(Code that draws figures)
══════════

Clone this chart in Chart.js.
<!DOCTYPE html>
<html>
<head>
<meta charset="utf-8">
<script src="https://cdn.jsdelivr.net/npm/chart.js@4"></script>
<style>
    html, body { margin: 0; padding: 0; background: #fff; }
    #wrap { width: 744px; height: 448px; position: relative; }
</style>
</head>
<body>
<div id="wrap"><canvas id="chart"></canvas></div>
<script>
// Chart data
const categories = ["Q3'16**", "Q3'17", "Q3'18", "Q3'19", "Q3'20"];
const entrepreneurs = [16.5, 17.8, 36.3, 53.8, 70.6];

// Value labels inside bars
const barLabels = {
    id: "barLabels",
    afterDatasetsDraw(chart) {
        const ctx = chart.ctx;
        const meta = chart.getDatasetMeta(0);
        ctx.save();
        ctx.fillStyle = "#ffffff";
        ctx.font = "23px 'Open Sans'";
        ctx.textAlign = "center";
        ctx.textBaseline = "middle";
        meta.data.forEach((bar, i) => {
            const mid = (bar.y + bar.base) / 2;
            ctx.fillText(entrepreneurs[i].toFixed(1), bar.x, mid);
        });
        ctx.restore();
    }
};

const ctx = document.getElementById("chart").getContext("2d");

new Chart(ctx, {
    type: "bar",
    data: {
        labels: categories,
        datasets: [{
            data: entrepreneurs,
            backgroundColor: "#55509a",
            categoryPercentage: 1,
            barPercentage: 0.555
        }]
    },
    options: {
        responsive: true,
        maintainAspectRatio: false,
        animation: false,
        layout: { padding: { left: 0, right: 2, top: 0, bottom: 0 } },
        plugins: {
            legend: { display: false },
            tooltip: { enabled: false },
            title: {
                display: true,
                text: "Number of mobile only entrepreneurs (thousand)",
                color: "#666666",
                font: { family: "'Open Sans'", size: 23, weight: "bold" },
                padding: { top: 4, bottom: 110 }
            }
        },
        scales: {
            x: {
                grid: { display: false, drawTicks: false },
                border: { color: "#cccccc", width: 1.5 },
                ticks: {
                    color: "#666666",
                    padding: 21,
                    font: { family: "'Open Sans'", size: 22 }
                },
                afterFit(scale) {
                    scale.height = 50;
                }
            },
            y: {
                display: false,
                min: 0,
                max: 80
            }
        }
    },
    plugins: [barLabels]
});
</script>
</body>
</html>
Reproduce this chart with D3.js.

══════════

■ Set task
From the top of the listing above, restate each line word for word up to and including the line with "const entrepreneurs = [16.5, 17.8, 36.3, 53.8, 70.6];"; add nothing else.

■ Answer to this problem
Clone this chart in Chart.js.
<!DOCTYPE html>
<html>
<head>
<meta charset="utf-8">
<script src="https://cdn.jsdelivr.net/npm/chart.js@4"></script>
<style>
    html, body { margin: 0; padding: 0; background: #fff; }
    #wrap { width: 744px; height: 448px; position: relative; }
</style>
</head>
<body>
<div id="wrap"><canvas id="chart"></canvas></div>
<script>
// Chart data
const categories = ["Q3'16**", "Q3'17", "Q3'18", "Q3'19", "Q3'20"];
const entrepreneurs = [16.5, 17.8, 36.3, 53.8, 70.6];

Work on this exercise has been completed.